Time to Wake Up
My recent post Energy Constrained Learning was a whopping 4800 words and covered a lot of contentious territory, including peak oil, climate change, futurist scenarios, implications for learning and education, and my own conclusions based on 2 months of sustained reading and thinking about these topics. It was also seriously documented with footnotes. Not easy reading.
Starting tomorrow I will serialize the post as six smaller posts, one each day for six successive days.
The crux of Energy Constrained Learning is that the industrial world has backed itself into an untenable situation with no easy way forward. We are about to be slapped silly my Mom Earth. Education and learning won’t be spared.
Anyone concerned with educational change will benefit from considering the limits and possibilities that may exist tomorrow.
Here’s a quick overview of the six posts:
- Introduction: Sets the context. From a recent journal on public health: “.. the ways in which we live, eat, travel, vacation, work, recreate, trade, manufacture, and consume will all likely be very different from today.”
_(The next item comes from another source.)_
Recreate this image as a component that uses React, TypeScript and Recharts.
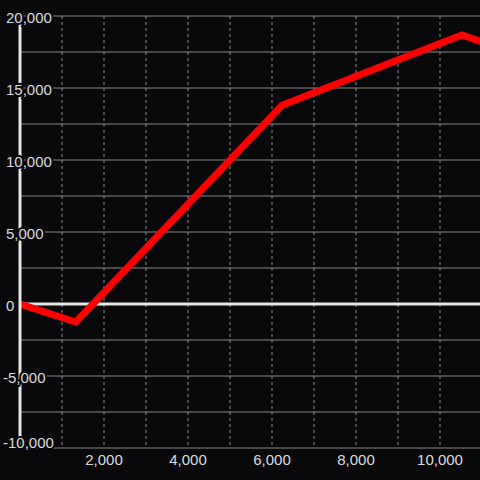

- Peak Oil and Climate Change: Makes the mainstream point. From the International Energy Agency: “Cutting emissions sufficiently to meet the 2°C goal would require a far-reaching transformation of the global energy system.”
- What’s the Concern? Makes the counterpoint. “Insufficient time exists to scale up non-fossil fuel energy sources to ensure safety from climate change and to also maintain current average standards of living in the world.”
- Scenario of Scarcity Industrialism: Explores a feasible future. “[John Michael] Greer’s work provides a rich resource for thinking critically about tomorrow. It’s a thoughtful and well-written depiction of the near future that challenges readers to consider what happens to industrial societies that, in a mere 300 years, managed to blow away nearly one-half of the recoverable fossil fuels that it took nature half a billion years to make.”
- Implications for Online Learning: Plays with limits. “In an age of scarcity industrialism, we need something simple, cheap, small-scale, decentralized, and modular for easy scalability. “
- Reflections: Releases the inner me. “Mind deserves the same care and nurturing we give to other natural resources. Today this is far from the case. The world’s people lie woefully fallow.”
The issues raised in these posts are ones that everyone should consciously consider. Sleepwalking into tomorrow cannot possibly help.